Data shown.
◆ ◆ ◆ ◆
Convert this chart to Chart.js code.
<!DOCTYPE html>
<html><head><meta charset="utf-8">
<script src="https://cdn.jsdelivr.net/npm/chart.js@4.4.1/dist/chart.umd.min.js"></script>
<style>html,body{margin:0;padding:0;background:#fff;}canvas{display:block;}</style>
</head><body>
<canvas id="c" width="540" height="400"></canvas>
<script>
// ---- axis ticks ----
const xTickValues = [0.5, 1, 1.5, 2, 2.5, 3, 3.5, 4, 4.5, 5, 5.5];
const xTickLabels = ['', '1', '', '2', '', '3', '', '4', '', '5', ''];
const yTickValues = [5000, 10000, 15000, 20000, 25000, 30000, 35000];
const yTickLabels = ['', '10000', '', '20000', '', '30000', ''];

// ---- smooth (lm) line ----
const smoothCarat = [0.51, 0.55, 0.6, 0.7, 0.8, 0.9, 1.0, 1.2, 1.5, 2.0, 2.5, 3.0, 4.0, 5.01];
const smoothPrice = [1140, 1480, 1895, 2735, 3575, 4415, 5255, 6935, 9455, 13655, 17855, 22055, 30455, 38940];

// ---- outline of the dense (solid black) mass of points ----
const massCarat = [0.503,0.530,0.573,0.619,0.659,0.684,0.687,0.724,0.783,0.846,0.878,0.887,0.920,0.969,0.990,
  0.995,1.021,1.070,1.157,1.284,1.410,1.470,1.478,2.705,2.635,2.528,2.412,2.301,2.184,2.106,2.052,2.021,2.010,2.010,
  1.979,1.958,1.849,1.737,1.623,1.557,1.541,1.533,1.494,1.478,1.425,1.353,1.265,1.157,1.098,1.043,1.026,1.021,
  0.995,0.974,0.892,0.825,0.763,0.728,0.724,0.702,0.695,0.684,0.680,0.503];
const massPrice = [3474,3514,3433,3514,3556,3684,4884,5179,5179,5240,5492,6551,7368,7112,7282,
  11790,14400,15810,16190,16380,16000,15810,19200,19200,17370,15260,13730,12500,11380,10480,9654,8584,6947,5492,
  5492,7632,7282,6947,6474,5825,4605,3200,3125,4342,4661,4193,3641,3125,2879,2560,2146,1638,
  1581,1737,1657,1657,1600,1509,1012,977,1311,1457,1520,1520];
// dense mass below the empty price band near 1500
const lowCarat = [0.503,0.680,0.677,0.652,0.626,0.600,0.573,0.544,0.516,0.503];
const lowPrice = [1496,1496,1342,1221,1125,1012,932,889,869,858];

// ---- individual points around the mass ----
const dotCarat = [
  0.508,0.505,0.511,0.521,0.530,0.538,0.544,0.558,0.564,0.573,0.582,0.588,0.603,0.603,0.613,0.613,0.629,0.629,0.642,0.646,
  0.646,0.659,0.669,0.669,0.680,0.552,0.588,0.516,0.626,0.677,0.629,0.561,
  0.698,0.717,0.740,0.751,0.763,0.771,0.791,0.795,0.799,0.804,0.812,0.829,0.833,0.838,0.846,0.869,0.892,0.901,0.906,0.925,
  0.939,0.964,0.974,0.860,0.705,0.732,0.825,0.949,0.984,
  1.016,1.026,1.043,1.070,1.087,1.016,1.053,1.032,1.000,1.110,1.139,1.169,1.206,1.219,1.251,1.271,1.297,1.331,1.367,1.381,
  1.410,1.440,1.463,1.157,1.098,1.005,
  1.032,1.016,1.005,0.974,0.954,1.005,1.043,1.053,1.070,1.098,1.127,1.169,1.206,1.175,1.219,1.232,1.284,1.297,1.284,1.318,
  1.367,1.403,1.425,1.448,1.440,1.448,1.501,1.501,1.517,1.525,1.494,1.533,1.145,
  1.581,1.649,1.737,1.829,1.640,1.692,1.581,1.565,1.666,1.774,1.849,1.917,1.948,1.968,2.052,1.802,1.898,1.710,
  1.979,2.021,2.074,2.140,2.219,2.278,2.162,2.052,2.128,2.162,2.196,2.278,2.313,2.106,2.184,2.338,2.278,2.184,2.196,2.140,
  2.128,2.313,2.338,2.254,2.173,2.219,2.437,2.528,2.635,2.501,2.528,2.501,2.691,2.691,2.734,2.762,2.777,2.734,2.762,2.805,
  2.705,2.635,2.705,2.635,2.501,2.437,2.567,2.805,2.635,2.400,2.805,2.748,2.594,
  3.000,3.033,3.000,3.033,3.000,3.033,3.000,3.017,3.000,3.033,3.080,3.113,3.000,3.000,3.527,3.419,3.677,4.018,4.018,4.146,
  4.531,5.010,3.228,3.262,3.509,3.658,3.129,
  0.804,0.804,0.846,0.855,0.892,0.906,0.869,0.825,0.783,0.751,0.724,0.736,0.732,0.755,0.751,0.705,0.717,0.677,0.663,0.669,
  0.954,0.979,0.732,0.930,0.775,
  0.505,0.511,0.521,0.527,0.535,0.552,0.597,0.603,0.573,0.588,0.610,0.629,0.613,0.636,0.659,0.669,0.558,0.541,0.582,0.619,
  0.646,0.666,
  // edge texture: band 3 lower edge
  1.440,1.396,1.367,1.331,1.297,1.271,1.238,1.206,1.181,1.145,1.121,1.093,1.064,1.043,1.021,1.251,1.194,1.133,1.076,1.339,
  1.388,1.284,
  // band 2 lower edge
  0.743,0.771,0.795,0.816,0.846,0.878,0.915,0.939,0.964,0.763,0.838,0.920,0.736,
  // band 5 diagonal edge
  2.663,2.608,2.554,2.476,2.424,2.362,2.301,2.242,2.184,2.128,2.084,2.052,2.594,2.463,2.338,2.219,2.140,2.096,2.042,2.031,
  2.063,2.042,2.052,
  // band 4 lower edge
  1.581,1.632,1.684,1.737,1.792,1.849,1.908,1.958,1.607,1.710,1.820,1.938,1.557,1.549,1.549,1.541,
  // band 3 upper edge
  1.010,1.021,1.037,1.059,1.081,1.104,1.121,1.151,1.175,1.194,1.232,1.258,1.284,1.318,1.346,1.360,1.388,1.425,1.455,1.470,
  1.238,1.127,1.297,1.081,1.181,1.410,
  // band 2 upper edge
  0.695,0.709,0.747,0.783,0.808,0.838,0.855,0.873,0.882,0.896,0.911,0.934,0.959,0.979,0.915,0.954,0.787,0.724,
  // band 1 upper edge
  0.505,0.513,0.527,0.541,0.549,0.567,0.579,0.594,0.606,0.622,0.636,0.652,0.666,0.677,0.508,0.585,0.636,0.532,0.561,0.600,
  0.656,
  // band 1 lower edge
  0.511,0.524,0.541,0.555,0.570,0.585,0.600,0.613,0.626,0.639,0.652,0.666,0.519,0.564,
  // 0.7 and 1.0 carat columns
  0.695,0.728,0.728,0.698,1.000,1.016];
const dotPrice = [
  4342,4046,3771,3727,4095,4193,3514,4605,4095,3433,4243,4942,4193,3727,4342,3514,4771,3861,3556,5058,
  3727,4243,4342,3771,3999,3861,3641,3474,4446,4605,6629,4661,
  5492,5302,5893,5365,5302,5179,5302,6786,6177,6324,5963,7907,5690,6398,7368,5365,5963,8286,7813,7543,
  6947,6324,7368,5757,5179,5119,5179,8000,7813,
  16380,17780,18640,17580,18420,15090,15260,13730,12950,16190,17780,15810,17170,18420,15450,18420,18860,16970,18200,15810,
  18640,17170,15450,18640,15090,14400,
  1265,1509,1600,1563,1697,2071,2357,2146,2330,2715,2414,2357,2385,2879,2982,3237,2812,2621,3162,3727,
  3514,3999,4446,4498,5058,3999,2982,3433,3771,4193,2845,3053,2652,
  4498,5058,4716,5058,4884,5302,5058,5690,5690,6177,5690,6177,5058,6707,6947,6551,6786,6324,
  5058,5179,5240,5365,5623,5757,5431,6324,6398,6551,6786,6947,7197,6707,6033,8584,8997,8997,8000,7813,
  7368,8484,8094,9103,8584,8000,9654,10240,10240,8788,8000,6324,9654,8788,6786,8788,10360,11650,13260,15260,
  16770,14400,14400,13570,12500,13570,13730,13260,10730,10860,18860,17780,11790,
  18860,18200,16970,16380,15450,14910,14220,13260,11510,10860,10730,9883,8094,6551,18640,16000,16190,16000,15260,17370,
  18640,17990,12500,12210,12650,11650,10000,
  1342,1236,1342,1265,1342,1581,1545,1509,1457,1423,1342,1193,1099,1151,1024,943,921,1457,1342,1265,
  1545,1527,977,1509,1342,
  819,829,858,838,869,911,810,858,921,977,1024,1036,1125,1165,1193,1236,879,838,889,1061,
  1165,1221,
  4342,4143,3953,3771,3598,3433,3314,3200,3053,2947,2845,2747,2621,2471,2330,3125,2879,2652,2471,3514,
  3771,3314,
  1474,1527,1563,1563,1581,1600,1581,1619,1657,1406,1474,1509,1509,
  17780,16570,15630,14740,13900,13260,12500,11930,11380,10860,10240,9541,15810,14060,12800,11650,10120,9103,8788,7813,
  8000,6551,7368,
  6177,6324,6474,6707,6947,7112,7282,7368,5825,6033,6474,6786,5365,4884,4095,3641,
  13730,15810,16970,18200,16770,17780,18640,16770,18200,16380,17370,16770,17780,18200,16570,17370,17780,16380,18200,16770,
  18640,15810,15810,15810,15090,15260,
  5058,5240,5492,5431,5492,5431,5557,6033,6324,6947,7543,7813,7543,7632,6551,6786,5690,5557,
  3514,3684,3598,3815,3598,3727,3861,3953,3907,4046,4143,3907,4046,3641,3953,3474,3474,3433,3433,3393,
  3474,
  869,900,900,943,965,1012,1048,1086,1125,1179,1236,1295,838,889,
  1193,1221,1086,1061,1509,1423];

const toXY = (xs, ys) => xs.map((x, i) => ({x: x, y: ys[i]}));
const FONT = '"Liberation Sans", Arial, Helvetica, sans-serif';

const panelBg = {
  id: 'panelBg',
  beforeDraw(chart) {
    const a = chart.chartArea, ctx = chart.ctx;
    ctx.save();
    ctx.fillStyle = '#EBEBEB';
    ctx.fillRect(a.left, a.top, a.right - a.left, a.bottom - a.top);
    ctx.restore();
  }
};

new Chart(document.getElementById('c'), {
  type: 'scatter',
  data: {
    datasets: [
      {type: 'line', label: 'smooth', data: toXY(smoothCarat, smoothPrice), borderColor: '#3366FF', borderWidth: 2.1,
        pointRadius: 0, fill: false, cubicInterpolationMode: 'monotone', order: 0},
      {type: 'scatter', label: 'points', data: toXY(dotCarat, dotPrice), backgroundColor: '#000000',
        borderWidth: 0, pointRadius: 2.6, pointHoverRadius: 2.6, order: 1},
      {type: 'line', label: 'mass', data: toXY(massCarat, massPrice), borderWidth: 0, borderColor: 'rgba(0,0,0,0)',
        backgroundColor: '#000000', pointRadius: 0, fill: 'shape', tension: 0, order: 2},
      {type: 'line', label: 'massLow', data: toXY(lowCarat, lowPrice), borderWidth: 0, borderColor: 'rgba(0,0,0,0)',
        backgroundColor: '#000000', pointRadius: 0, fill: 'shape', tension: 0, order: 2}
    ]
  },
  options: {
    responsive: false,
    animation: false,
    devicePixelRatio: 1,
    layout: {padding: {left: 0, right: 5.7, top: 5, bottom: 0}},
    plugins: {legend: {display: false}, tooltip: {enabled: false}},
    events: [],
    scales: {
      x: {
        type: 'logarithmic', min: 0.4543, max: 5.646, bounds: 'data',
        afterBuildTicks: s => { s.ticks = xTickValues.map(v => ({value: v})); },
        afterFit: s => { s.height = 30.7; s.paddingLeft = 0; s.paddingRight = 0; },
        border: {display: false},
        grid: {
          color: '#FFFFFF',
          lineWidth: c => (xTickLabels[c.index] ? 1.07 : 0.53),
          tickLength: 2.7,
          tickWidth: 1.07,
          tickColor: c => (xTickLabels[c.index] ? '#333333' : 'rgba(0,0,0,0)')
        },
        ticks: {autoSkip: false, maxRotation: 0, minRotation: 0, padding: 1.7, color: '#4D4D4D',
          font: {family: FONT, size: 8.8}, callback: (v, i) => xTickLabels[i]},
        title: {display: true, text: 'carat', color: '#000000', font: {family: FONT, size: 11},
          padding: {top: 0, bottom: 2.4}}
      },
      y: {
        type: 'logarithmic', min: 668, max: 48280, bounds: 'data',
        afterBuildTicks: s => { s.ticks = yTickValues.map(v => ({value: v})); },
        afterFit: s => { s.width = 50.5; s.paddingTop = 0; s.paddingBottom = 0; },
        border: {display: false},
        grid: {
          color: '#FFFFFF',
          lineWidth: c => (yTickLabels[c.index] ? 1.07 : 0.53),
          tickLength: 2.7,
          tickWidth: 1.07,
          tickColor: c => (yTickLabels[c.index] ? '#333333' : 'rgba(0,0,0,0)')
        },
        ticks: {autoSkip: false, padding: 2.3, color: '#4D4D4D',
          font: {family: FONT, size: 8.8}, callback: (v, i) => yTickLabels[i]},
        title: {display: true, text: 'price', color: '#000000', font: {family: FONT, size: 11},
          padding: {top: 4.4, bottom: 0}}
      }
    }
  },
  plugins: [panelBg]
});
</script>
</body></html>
◆ ◆ ◆ ◆
What is asked.
Write out a verbatim copy of the data, beginning with its first line and ending with the line that contains "22055, 30455, 38940];".

Completed exercise.
Convert this chart to Chart.js code.
<!DOCTYPE html>
<html><head><meta charset="utf-8">
<script src="https://cdn.jsdelivr.net/npm/chart.js@4.4.1/dist/chart.umd.min.js"></script>
<style>html,body{margin:0;padding:0;background:#fff;}canvas{display:block;}</style>
</head><body>
<canvas id="c" width="540" height="400"></canvas>
<script>
// ---- axis ticks ----
const xTickValues = [0.5, 1, 1.5, 2, 2.5, 3, 3.5, 4, 4.5, 5, 5.5];
const xTickLabels = ['', '1', '', '2', '', '3', '', '4', '', '5', ''];
const yTickValues = [5000, 10000, 15000, 20000, 25000, 30000, 35000];
const yTickLabels = ['', '10000', '', '20000', '', '30000', ''];

// ---- smooth (lm) line ----
const smoothCarat = [0.51, 0.55, 0.6, 0.7, 0.8, 0.9, 1.0, 1.2, 1.5, 2.0, 2.5, 3.0, 4.0, 5.01];
const smoothPrice = [1140, 1480, 1895, 2735, 3575, 4415, 5255, 6935, 9455, 13655, 17855, 22055, 30455, 38940];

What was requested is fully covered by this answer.